2 Corinthians 6:14-7:1

·       This passage has been understood to apply most directly to marriage.  Why does it make sense for the Bible to oppose a marriage between a believer and an unbeliever?

It makes sense for the Bible to oppose a marriage between a believer and an unbeliever because the desires and principles for these respective people clash and cannot be combined.  If you are a believer, you must follow Christ, his values, his commands and teachings in the Bible.  But if you are an unbeliever, there is no such obligation or expectation.  Undoubtedly, when an unbeliever and believer gets married, there are basic things that are not going to be compatible; they were not meant to be brought together.  When you get married, you’re committing to the other person for life, it’s two people united to become one. As a believer, you’re striving to live a life pleasing to God, committing to a life of sanctification and holiness; the unbeliever does not have such a goal for their life.  They are basically free to live as they choose, indulging and pleasing the flesh, fulfilling their own agendas and appetites, without consideration of God.  It is impossible for the two to walk in step with one another.

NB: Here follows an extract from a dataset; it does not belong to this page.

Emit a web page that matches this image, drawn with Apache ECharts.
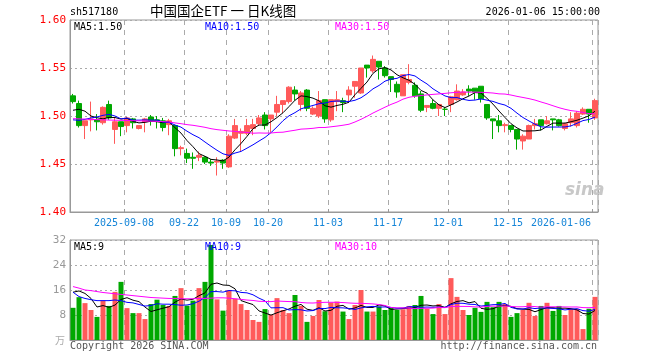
<!DOCTYPE html>
<html>
<head>
<meta charset="utf-8">
<script src="https://cdn.jsdelivr.net/npm/echarts@6/dist/echarts.min.js"></script>
<style>
html,body{margin:0;padding:0;background:#fff;}
#chart{width:660px;height:360px;}
</style>
</head>
<body>
<div id="chart"></div>
<script>
// ---- data ----
const dates = [
'2025-08-26','2025-08-27','2025-08-28','2025-08-29','2025-09-01','2025-09-02','2025-09-03','2025-09-04','2025-09-05','2025-09-08',
'2025-09-09','2025-09-10','2025-09-11','2025-09-12','2025-09-15','2025-09-16','2025-09-17','2025-09-18','2025-09-19','2025-09-22',
'2025-09-23','2025-09-24','2025-09-25','2025-09-26','2025-09-29','2025-09-30','2025-10-09','2025-10-10','2025-10-13','2025-10-14',
'2025-10-15','2025-10-16','2025-10-17','2025-10-20','2025-10-21','2025-10-22','2025-10-23','2025-10-24','2025-10-27','2025-10-28',
'2025-10-29','2025-10-30','2025-10-31','2025-11-03','2025-11-04','2025-11-05','2025-11-06','2025-11-07','2025-11-10','2025-11-11',
'2025-11-12','2025-11-13','2025-11-14','2025-11-17','2025-11-18','2025-11-19','2025-11-20','2025-11-21','2025-11-24','2025-11-25',
'2025-11-26','2025-11-27','2025-11-28','2025-12-01','2025-12-02','2025-12-03','2025-12-04','2025-12-05','2025-12-08','2025-12-09',
'2025-12-10','2025-12-11','2025-12-12','2025-12-15','2025-12-16','2025-12-17','2025-12-18','2025-12-19','2025-12-22','2025-12-23',
'2025-12-24','2025-12-25','2025-12-26','2025-12-29','2025-12-30','2025-12-31','2026-01-05','2026-01-06'
];
const opens = [
1.521,1.513,1.490,1.496,1.496,1.493,1.512,1.486,1.494,1.490,
1.497,1.487,1.494,1.499,1.496,1.495,1.491,1.490,1.466,1.461,
1.457,1.457,1.457,1.452,1.452,1.454,1.447,1.477,1.482,1.482,
1.487,1.492,1.501,1.497,1.504,1.512,1.515,1.527,1.512,1.527,
1.502,1.500,1.517,1.496,1.515,1.516,1.522,1.531,1.524,1.553,
1.547,1.557,1.550,1.541,1.533,1.521,1.535,1.532,1.523,1.509,
1.513,1.508,1.507,1.512,1.517,1.522,1.528,1.529,1.531,1.512,
1.497,1.495,1.490,1.490,1.486,1.474,1.476,1.490,1.496,1.492,
1.497,1.496,1.487,1.493,1.490,1.502,1.507,1.498
];
const closes = [
1.515,1.490,1.495,1.497,1.494,1.509,1.498,1.494,1.489,1.498,
1.493,1.490,1.497,1.495,1.495,1.488,1.495,1.466,1.467,1.456,
1.456,1.459,1.452,1.451,1.453,1.451,1.479,1.490,1.484,1.490,
1.491,1.498,1.490,1.501,1.512,1.516,1.530,1.523,1.524,1.508,
1.508,1.516,1.497,1.517,1.517,1.514,1.527,1.536,1.550,1.550,
1.559,1.551,1.542,1.538,1.525,1.543,1.538,1.521,1.506,1.511,
1.508,1.512,1.507,1.520,1.526,1.525,1.526,1.525,1.518,1.498,
1.495,1.490,1.491,1.486,1.476,1.479,1.490,1.492,1.490,1.495,
1.496,1.490,1.492,1.497,1.503,1.507,1.502,1.516
];
const lows = [
1.513,1.488,1.476,1.484,1.485,1.491,1.496,1.471,1.479,1.483,
1.487,1.486,1.483,1.490,1.487,1.484,1.480,1.458,1.459,1.451,
1.445,1.453,1.450,1.448,1.438,1.445,1.446,1.476,1.463,1.480,
1.480,1.490,1.486,1.483,1.500,1.503,1.513,1.516,1.505,1.505,
1.501,1.498,1.493,1.494,1.505,1.504,1.514,1.519,1.523,1.540,
1.545,1.538,1.540,1.525,1.519,1.521,1.533,1.519,1.504,1.504,
1.507,1.500,1.500,1.504,1.516,1.521,1.521,1.517,1.514,1.496,
1.476,1.483,1.483,1.483,1.465,1.465,1.476,1.486,1.485,1.491,
1.485,1.489,1.485,1.489,1.488,1.501,1.493,1.496
];
const highs = [
1.523,1.516,1.495,1.515,1.502,1.510,1.516,1.498,1.494,1.499,
1.498,1.490,1.498,1.501,1.500,1.498,1.497,1.491,1.469,1.466,
1.462,1.463,1.458,1.455,1.457,1.455,1.481,1.497,1.487,1.497,
1.497,1.501,1.504,1.501,1.521,1.516,1.531,1.531,1.526,1.528,
1.510,1.526,1.517,1.517,1.526,1.519,1.531,1.536,1.550,1.553,
1.563,1.557,1.552,1.541,1.536,1.543,1.554,1.535,1.526,1.511,
1.517,1.512,1.509,1.521,1.533,1.528,1.532,1.529,1.531,1.512,
1.497,1.501,1.493,1.490,1.486,1.481,1.491,1.497,1.496,1.500,
1.497,1.497,1.493,1.504,1.505,1.509,1.507,1.518
];
const volumes = [
10.3,13.7,11.8,9.6,7.4,12.6,10.9,15.4,18.6,10.2,
8.6,8.6,6.7,11.5,12.9,11.2,10.9,14.1,16.6,11.0,
12.6,16.6,18.6,30.4,13.0,9.4,16.0,13.2,11.5,9.6,
6.4,5.8,9.9,8.1,13.4,9.6,8.6,14.4,10.9,5.8,
7.7,12.8,9.2,12.0,12.3,9.1,6.7,11.2,16.0,9.1,
9.1,10.7,9.6,10.5,9.6,9.8,10.9,11.2,14.1,10.0,
8.3,11.5,8.3,19.8,13.8,9.6,8.0,10.3,9.0,12.2,
10.5,12.2,11.5,7.4,8.6,9.6,11.9,7.7,10.9,11.9,
9.3,10.9,8.0,10.0,10.0,3.5,10.0,13.8
];
// moving-average values before the window is full (earlier days not shown)
const ma5Head  = [1.506,1.507,1.505,1.500];
const ma10Head = [1.496,1.4955,1.4965,1.498,1.499,1.5007,1.5017,1.500,1.497];
const ma30Head = [1.4972,1.4970,1.4968,1.4965,1.4962,1.4960,1.4958,1.4956,1.4955,1.4953,
                  1.4951,1.4950,1.4948,1.4946,1.4944,1.4941,1.4938,1.4928,1.4920,1.4910,
                  1.4903,1.4893,1.4882,1.4868,1.4858,1.4851,1.4844,1.4840,1.4833];
const vma5Head  = [15.3,15.7,14.9,13.3];
const vma10Head = [15.3,13.9,13.3,12.9,12.6,12.6,12.6,12.8,12.6];
const vma30Head = [17.1,16.6,16.0,15.8,15.5,15.2,15.0,14.8,14.6,14.4,
                   14.2,14.0,13.8,13.6,13.5,13.4,13.3,13.3,13.2,13.2,
                   13.2,13.3,13.3,13.4,13.5,13.5,13.4,13.2,13.0];
const labelDates = ['2025-09-08','2025-09-22','2025-10-09','2025-10-20','2025-11-03','2025-11-17','2025-12-01','2025-12-15','2026-01-06'];
const priceTicks = [1.40,1.45,1.50,1.55,1.60];
const volTicks = [0,8,16,24,32];

// ---- helpers ----
function movingAvg(arr, n, head){
  return arr.map((v,i)=>{
    if(i < n-1) return head[i];
    let s=0; for(let j=i-n+1;j<=i;j++) s+=arr[j];
    return s/n;
  });
}
const ma5 = movingAvg(closes,5,ma5Head);
const ma10 = movingAvg(closes,10,ma10Head);
const ma30 = movingAvg(closes,30,ma30Head);
const vma5 = movingAvg(volumes,5,vma5Head);
const vma10 = movingAvg(volumes,10,vma10Head);
const vma30 = movingAvg(volumes,30,vma30Head);
const labelIdx = labelDates.map(d=>dates.indexOf(d));
const last = dates.length-1;

const RED='#ff5a5a', GREEN='#00a800';
const MONO='DejaVu Sans Mono';
const candleData = dates.map((d,i)=>[opens[i],closes[i],lows[i],highs[i]]);
const volData = volumes.map((v,i)=>({value:v,itemStyle:{color: closes[i]>=opens[i]?RED:GREEN}}));

const showAt = (i)=>labelIdx.indexOf(i)>=0;
function xAxisBase(gi, withLabels){
  return {
    type:'category', gridIndex:gi, data:dates, boundaryGap:true,
    axisLine:{show:true,lineStyle:{color:'#999',width:1}},
    axisTick:{show:withLabels, interval:(i)=>showAt(i), inside:true, length:3, lineStyle:{color:'#999'}},
    axisLabel: withLabels ? {
      show:true, interval:(i)=>showAt(i), color:'#1585d8', fontFamily:MONO, fontSize:10, margin:6,
      formatter:(v,i)=>{
        const k = labelIdx.indexOf(i);
        const prev = k>0 ? labelDates[k-1] : null;
        const txt = (!prev || prev.slice(0,4)!==v.slice(0,4)) ? v : v.slice(5);
        return i===last ? '{l|'+txt+'}' : '{n|'+txt+'}';
      },
      rich:{ n:{padding:[0,6,0,0],color:'#1585d8',fontFamily:MONO,fontSize:10},
             l:{padding:[0,68,0,0],color:'#1585d8',fontFamily:MONO,fontSize:10} }
    } : {show:false},
    splitLine:{show:true, interval:(i)=>showAt(i), lineStyle:{color:'#aaa',type:[5,5],width:1}}
  };
}

const chart = echarts.init(document.getElementById('chart'), null, {renderer:'canvas'});
const option = {
  animation:false,
  backgroundColor:'#fff',
  grid:[
    {left:70, top:20, width:528, height:192, show:true, borderColor:'#999', borderWidth:1, backgroundColor:'transparent'},
    {left:70, top:240, width:528, height:100, show:true, borderColor:'#999', borderWidth:1, backgroundColor:'transparent'}
  ],
  xAxis:[ xAxisBase(0,true), xAxisBase(1,false) ],
  yAxis:[
    {type:'value', gridIndex:0, min:priceTicks[0], max:priceTicks[priceTicks.length-1], interval:0.05, scale:true,
     axisLine:{show:true,lineStyle:{color:'#999'}}, axisTick:{show:false},
     axisLabel:{color:'#ff0000', fontFamily:MONO, fontSize:11, margin:4, formatter:(v)=>v.toFixed(2)},
     splitLine:{show:true, lineStyle:{color:'#aaa', type:[2,3], width:1}}},
    {type:'value', gridIndex:1, min:volTicks[0], max:volTicks[volTicks.length-1], interval:8,
     axisLine:{show:true,lineStyle:{color:'#999'}}, axisTick:{show:false},
     axisLabel:{color:'#999', fontFamily:MONO, fontSize:11, margin:4, formatter:(v)=>v===0?'':String(v)},
     splitLine:{show:true, lineStyle:{color:'#aaa', type:[2,3], width:1}}}
  ],
  series:[
    {type:'candlestick', xAxisIndex:0, yAxisIndex:0, data:candleData, barWidth:5,
     itemStyle:{color:RED, color0:GREEN, borderColor:RED, borderColor0:GREEN, borderWidth:1}},
    {type:'line', xAxisIndex:0, yAxisIndex:0, data:ma5, symbol:'none', lineStyle:{color:'#000',width:1}, z:5},
    {type:'line', xAxisIndex:0, yAxisIndex:0, data:ma10, symbol:'none', lineStyle:{color:'#0000ff',width:1}, z:5},
    {type:'line', xAxisIndex:0, yAxisIndex:0, data:ma30, symbol:'none', lineStyle:{color:'#ff00ff',width:1}, z:5},
    {type:'bar', xAxisIndex:1, yAxisIndex:1, data:volData, barWidth:5},
    {type:'line', xAxisIndex:1, yAxisIndex:1, data:vma5, symbol:'none', lineStyle:{color:'#000',width:1}, z:5},
    {type:'line', xAxisIndex:1, yAxisIndex:1, data:vma10, symbol:'none', lineStyle:{color:'#0000ff',width:1}, z:5},
    {type:'line', xAxisIndex:1, yAxisIndex:1, data:vma30, symbol:'none', lineStyle:{color:'#ff00ff',width:1}, z:5}
  ],
  graphic:[
    {type:'text', left:70, top:7, style:{text:'sh517180', fill:'#000', font:'10px "DejaVu Sans Mono"'}},
    {type:'text', left:150, top:4, style:{text:'中国国企ETF 一 日K线图', fill:'#000', font:'13.5px "Noto Sans CJK SC"'}},
    {type:'text', right:60, top:7, style:{text:'2026-01-06 15:00:00', fill:'#000', font:'10px "DejaVu Sans Mono"'}},
    {type:'text', left:74, top:22, z:10, style:{text:'MA5:'+ma5[last].toFixed(2), fill:'#000', font:'10px "DejaVu Sans Mono"'}},
    {type:'text', left:205, top:22, z:10, style:{text:'MA10:'+ma10[last].toFixed(2), fill:'#0000ff', font:'10px "DejaVu Sans Mono"'}},
    {type:'text', left:335, top:22, z:10, style:{text:'MA30:'+ma30[last].toFixed(2), fill:'#ff00ff', font:'10px "DejaVu Sans Mono"'}},
    {type:'text', left:74, top:242, z:10, style:{text:'MA5:'+Math.floor(vma5[last]), fill:'#000', font:'10px "DejaVu Sans Mono"'}},
    {type:'text', left:205, top:242, z:10, style:{text:'MA10:'+Math.floor(vma10[last]), fill:'#0000ff', font:'10px "DejaVu Sans Mono"'}},
    {type:'text', left:335, top:242, z:10, style:{text:'MA30:'+Math.floor(vma30[last]), fill:'#ff00ff', font:'10px "DejaVu Sans Mono"'}},
    {type:'text', left:55, top:335, style:{text:'万', fill:'#aaa', font:'10px "Noto Sans CJK SC"'}},
    {type:'text', left:70, top:341, style:{text:'Copyright 2026 SINA.COM', fill:'#555', font:'10px "DejaVu Sans Mono"'}},
    {type:'text', right:63, top:341, style:{text:'http://finance.sina.com.cn', fill:'#555', font:'10px "DejaVu Sans Mono"'}},
    {type:'text', left:565, top:182, z:1, style:{text:'sina', fill:'#c8c8c8', font:'italic bold 17px "DejaVu Sans"'}}
  ]
};
chart.setOption(option);
</script>
</body>
</html>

·       What is the first implication of accepting our identity as “the temple of God?”

The first implication of accepting our identity as “the temple of God” is that we keep the ‘temple’ uncorrupted, undefiled.  I am the temple of God, and as I embrace this identity, I strive to maintain purity and holiness, to be mindful of things that are going to taint this temple and to ward off those things from entering and defiling the body.

·       What does the word “temple” suggest in terms of Christian engagement with the world?

Being holy, set apart, unspotted from the world.  We, as Christians may bein the world, but we must not be of the world.  The world has such strong influence over the way we think, behave, having influence over the kinds of things we choose to buy, eat, and wear.  When I think about the image of a temple in a world that is corrupted by the dark, oppressive and nowadays sensual powers of the world, it stands out. The temple is the place of refuge and safety, a place that is unadulterated by the world and that attracts those who are harassed by the world’s ways. A place that is pure, bright, secure, immovable. As people come to the temple, as people of the world engage with Christians, we need to be people who are not affected by what’s out there in the world, we need to be set apart, different, in essence an “alien and stranger” of this world as 1 Peter 2:11 reminds us.  The world is a broken place because of sin and its consequences.  As I live out my life as a Christian, striving to follow Christ, to make it my goal to honor God and please him in the way that I carry myself, in my character, in the choices that I make, to set myself apart from the influences and current of the world, as I strive to be others-centered, surrendering my rights and preferences so that Christ reigns in me and not “I”, to love and care for those who are hurting because of sin, to actively share the good news of the Gospel to a world that is hopeless and lost, to say “no” to sin/temptations, then I can set myself apart.  Personally, as I have been involved in ministry for the past 11 years, I’ve seen and encountered many people who have been struck down, beaten, dragged down by sin, people who put hope in the world and was left with feeling defiled, used, tired, regretful, guilty.  As I encounter such people, my identity of being a temple of God is very clear.  My home, my whole life can be and has been the place where people are able to hear and experience the Gospel firsthand and be made whole again through being reminded of the truths of how life is meant to be lived.

·       In the context of this passage, what are some steps to “bringing holiness to completion”?

In the context of this passage, this happens through making God the Lord over every aspect of my life, to choose God’s way when I’m making my day-to-day decisions, to identify with my God, to be separate from the world, to be active in identifying and removing idols, worldly influences that defile the temple of God, to “touch no unclean thing” (perhaps that might come in the form of inappropriate media, sexual immorality, filthy language that bring others down or is negative influence, etc.).  I often think about God and the fact that He is my Father in Heaven when I make my choices.  As I think about God, the fact that He’s my Father, He’s holy and pure, I want to please Him and honor Him as I live out my life.